/---
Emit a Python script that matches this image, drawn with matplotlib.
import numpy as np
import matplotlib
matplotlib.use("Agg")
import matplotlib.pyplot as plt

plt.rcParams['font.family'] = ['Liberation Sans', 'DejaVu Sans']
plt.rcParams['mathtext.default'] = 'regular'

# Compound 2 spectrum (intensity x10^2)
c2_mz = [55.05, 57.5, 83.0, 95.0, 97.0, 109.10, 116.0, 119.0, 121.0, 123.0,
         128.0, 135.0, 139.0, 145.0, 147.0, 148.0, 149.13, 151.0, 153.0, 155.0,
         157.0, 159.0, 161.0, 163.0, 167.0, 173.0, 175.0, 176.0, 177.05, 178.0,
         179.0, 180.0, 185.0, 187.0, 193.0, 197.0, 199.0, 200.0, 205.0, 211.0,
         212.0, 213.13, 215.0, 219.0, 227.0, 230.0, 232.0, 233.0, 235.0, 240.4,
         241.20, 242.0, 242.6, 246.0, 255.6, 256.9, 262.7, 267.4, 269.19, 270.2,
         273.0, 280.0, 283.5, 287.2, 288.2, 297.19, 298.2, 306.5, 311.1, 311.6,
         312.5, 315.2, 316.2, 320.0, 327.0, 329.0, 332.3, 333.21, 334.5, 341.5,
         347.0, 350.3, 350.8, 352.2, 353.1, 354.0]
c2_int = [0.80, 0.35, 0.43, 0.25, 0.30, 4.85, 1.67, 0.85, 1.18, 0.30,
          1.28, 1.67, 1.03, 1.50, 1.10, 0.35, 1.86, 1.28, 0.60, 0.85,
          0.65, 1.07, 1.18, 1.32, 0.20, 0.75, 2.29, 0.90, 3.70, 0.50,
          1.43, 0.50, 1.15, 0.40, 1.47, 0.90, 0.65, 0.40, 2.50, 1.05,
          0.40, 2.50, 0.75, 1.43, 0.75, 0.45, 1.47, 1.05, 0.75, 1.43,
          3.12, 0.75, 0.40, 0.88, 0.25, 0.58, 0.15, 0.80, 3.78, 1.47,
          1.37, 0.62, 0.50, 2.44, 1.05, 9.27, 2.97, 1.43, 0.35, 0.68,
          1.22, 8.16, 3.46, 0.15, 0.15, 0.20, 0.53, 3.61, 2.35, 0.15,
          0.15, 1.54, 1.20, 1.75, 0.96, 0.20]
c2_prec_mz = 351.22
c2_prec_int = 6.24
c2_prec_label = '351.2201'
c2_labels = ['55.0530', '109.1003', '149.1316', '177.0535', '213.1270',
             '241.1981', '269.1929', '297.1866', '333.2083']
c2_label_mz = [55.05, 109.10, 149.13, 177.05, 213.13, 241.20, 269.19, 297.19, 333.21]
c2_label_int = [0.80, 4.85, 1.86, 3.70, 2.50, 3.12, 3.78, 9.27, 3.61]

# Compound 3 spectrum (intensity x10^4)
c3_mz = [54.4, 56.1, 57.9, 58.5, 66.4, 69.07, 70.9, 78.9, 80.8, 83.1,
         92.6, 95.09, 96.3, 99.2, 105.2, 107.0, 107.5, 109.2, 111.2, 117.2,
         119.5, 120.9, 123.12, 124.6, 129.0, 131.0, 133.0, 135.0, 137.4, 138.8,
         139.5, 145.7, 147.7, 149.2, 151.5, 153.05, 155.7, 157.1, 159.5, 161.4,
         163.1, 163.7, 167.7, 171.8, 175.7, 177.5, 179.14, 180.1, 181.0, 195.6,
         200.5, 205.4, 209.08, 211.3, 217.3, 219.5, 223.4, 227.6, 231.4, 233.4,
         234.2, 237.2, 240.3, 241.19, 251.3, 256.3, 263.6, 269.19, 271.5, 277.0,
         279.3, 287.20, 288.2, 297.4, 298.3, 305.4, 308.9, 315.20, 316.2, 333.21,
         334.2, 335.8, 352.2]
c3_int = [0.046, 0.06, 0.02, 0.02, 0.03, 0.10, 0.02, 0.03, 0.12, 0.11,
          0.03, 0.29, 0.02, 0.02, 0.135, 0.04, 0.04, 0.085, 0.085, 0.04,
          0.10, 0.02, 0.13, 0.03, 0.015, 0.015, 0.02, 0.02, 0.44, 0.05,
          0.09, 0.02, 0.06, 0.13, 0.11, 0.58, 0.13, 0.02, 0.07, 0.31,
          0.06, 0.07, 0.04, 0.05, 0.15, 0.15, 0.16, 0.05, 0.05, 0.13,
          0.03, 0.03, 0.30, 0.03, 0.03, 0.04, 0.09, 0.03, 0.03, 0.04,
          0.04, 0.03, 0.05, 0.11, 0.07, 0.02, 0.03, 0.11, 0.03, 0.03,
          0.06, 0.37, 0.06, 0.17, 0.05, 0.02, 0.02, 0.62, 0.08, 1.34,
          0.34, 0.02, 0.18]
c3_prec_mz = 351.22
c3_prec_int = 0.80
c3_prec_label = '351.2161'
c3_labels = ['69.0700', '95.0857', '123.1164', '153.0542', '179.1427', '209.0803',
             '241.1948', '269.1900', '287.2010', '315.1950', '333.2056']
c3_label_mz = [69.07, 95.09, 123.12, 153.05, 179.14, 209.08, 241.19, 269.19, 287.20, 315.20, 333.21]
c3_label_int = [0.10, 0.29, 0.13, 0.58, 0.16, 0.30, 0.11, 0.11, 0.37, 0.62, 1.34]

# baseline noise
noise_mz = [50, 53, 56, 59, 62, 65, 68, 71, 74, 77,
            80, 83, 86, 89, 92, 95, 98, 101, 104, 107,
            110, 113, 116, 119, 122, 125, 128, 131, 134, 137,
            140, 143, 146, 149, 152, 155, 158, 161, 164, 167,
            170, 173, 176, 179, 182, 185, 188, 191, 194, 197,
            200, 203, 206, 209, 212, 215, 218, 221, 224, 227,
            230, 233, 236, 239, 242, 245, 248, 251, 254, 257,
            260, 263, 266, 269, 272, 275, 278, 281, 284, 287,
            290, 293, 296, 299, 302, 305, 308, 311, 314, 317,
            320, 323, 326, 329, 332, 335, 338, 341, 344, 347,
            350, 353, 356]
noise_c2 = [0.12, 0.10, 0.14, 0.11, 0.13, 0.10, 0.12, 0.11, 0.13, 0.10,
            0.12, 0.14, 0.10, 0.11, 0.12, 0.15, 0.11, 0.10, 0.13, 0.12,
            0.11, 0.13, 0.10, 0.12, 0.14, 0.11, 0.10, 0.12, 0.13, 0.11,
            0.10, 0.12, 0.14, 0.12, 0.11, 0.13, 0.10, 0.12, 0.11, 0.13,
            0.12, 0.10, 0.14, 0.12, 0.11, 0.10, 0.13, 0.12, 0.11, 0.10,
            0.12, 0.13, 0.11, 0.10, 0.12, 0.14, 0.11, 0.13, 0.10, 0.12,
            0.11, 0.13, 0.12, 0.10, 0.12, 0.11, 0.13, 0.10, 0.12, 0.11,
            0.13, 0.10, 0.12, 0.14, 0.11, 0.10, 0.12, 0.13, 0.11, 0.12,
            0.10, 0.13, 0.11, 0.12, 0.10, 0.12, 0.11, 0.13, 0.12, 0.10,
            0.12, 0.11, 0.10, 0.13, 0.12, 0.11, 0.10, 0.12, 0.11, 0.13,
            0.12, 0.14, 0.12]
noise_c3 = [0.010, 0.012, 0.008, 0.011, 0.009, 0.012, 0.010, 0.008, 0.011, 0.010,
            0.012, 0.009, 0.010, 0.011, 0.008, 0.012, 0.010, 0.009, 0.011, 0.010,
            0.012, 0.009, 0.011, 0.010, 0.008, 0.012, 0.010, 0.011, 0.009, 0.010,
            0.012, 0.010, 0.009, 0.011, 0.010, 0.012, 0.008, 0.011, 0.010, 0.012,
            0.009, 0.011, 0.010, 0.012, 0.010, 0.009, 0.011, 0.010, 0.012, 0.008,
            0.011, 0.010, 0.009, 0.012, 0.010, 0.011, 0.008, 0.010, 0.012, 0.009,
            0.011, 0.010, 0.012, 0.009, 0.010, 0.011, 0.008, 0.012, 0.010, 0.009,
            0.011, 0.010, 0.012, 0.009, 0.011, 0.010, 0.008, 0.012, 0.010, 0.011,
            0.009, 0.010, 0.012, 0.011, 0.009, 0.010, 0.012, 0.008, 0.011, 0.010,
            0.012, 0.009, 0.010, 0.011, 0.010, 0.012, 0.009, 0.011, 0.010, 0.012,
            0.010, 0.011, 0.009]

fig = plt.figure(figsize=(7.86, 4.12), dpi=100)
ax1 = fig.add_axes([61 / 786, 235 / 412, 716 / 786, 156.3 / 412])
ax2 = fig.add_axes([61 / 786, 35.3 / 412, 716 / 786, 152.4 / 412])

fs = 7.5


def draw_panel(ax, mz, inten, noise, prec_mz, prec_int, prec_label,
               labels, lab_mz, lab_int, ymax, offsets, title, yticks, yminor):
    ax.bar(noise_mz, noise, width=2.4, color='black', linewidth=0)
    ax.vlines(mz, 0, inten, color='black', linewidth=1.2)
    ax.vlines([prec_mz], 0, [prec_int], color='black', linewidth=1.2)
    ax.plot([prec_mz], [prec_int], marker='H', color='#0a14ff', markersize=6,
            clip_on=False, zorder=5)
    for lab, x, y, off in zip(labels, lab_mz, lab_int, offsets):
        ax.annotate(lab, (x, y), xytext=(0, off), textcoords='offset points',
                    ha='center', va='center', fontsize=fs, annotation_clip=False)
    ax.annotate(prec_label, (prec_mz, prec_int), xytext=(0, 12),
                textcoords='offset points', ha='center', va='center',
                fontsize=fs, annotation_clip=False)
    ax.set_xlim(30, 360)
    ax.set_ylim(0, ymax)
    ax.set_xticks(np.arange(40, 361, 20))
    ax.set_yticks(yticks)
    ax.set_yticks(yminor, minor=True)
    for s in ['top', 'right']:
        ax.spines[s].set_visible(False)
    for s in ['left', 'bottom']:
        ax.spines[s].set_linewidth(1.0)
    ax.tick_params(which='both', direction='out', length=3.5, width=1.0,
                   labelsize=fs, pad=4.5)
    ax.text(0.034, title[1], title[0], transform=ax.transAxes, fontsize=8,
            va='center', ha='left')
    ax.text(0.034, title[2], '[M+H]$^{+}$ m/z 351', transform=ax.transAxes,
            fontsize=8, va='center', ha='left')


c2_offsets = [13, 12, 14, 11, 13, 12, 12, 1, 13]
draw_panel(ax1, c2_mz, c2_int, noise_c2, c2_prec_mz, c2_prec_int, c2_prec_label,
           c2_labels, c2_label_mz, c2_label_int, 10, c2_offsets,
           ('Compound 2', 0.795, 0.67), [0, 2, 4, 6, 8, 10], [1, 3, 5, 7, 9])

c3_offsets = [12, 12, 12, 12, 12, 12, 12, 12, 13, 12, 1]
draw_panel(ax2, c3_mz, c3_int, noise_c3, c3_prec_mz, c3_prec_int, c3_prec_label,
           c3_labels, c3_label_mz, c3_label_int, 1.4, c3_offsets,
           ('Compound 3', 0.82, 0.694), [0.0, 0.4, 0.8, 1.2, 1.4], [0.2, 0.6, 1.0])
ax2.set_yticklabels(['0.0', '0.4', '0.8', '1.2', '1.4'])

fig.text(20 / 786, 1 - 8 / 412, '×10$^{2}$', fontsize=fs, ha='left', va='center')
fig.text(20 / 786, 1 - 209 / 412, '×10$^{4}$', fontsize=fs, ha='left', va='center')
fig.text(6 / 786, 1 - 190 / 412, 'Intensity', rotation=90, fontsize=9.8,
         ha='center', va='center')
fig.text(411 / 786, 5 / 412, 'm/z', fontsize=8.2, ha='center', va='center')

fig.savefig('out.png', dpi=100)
\---
/---
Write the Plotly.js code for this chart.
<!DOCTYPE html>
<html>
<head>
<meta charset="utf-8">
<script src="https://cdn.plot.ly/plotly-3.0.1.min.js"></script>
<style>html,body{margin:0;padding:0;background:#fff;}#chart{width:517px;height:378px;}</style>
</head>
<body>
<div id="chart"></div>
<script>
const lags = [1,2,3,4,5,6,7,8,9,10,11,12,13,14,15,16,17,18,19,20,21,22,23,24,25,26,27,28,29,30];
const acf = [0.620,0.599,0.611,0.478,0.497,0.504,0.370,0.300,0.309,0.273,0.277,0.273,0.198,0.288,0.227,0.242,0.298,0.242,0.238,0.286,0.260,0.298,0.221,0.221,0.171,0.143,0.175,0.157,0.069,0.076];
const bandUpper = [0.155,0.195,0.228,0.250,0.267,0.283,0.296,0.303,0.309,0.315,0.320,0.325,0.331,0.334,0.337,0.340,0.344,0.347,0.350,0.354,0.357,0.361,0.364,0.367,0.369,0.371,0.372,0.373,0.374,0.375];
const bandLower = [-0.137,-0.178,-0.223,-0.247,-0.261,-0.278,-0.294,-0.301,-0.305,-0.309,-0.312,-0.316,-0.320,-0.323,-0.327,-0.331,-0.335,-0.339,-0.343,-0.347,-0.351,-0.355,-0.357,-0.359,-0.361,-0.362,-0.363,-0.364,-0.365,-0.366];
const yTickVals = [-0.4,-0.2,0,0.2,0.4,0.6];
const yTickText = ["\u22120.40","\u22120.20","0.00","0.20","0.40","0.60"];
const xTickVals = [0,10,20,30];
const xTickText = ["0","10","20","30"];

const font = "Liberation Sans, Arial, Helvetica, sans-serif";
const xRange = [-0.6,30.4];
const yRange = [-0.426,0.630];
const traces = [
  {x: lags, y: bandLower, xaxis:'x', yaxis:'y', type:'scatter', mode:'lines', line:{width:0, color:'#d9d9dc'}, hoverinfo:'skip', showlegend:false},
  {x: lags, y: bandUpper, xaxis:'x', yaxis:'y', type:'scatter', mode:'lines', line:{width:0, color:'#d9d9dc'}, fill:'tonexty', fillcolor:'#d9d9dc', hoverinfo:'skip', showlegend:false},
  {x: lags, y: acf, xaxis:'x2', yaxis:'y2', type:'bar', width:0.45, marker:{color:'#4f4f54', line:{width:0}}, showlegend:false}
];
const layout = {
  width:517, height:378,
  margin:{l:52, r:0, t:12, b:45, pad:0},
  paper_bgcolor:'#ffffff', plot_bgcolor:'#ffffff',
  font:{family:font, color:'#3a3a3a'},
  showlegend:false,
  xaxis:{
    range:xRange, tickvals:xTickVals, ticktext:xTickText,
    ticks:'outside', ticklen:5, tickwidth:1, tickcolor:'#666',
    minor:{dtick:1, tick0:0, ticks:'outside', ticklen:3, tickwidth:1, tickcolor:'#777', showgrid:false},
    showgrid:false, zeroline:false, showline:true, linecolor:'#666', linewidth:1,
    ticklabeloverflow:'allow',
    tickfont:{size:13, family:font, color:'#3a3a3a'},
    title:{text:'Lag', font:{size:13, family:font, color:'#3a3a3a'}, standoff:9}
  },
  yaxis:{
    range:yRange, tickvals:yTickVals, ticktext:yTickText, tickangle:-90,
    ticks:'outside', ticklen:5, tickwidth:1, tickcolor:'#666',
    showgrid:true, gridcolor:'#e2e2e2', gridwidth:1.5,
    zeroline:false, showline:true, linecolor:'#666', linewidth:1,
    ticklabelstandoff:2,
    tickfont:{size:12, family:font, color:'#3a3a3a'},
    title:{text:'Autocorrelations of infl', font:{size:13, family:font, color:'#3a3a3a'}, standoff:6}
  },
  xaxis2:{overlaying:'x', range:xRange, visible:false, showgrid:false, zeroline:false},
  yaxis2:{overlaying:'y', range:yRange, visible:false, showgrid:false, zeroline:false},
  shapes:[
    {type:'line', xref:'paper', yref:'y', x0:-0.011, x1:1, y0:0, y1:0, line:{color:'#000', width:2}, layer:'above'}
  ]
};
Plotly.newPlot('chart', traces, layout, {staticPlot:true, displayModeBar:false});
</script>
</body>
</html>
\---
• [Goal of the exercise]: Give again only the lines that run from the line with "Emit a Python" to the line with "3.78, 9.27, 3.61]". Include both of those lines exactly as written.

• [Expected answer]:
Emit a Python script that matches this image, drawn with matplotlib.
import numpy as np
import matplotlib
matplotlib.use("Agg")
import matplotlib.pyplot as plt

plt.rcParams['font.family'] = ['Liberation Sans', 'DejaVu Sans']
plt.rcParams['mathtext.default'] = 'regular'

# Compound 2 spectrum (intensity x10^2)
c2_mz = [55.05, 57.5, 83.0, 95.0, 97.0, 109.10, 116.0, 119.0, 121.0, 123.0,
         128.0, 135.0, 139.0, 145.0, 147.0, 148.0, 149.13, 151.0, 153.0, 155.0,
         157.0, 159.0, 161.0, 163.0, 167.0, 173.0, 175.0, 176.0, 177.05, 178.0,
         179.0, 180.0, 185.0, 187.0, 193.0, 197.0, 199.0, 200.0, 205.0, 211.0,
         212.0, 213.13, 215.0, 219.0, 227.0, 230.0, 232.0, 233.0, 235.0, 240.4,
         241.20, 242.0, 242.6, 246.0, 255.6, 256.9, 262.7, 267.4, 269.19, 270.2,
         273.0, 280.0, 283.5, 287.2, 288.2, 297.19, 298.2, 306.5, 311.1, 311.6,
         312.5, 315.2, 316.2, 320.0, 327.0, 329.0, 332.3, 333.21, 334.5, 341.5,
         347.0, 350.3, 350.8, 352.2, 353.1, 354.0]
c2_int = [0.80, 0.35, 0.43, 0.25, 0.30, 4.85, 1.67, 0.85, 1.18, 0.30,
          1.28, 1.67, 1.03, 1.50, 1.10, 0.35, 1.86, 1.28, 0.60, 0.85,
          0.65, 1.07, 1.18, 1.32, 0.20, 0.75, 2.29, 0.90, 3.70, 0.50,
          1.43, 0.50, 1.15, 0.40, 1.47, 0.90, 0.65, 0.40, 2.50, 1.05,
          0.40, 2.50, 0.75, 1.43, 0.75, 0.45, 1.47, 1.05, 0.75, 1.43,
          3.12, 0.75, 0.40, 0.88, 0.25, 0.58, 0.15, 0.80, 3.78, 1.47,
          1.37, 0.62, 0.50, 2.44, 1.05, 9.27, 2.97, 1.43, 0.35, 0.68,
          1.22, 8.16, 3.46, 0.15, 0.15, 0.20, 0.53, 3.61, 2.35, 0.15,
          0.15, 1.54, 1.20, 1.75, 0.96, 0.20]
c2_prec_mz = 351.22
c2_prec_int = 6.24
c2_prec_label = '351.2201'
c2_labels = ['55.0530', '109.1003', '149.1316', '177.0535', '213.1270',
             '241.1981', '269.1929', '297.1866', '333.2083']
c2_label_mz = [55.05, 109.10, 149.13, 177.05, 213.13, 241.20, 269.19, 297.19, 333.21]
c2_label_int = [0.80, 4.85, 1.86, 3.70, 2.50, 3.12, 3.78, 9.27, 3.61]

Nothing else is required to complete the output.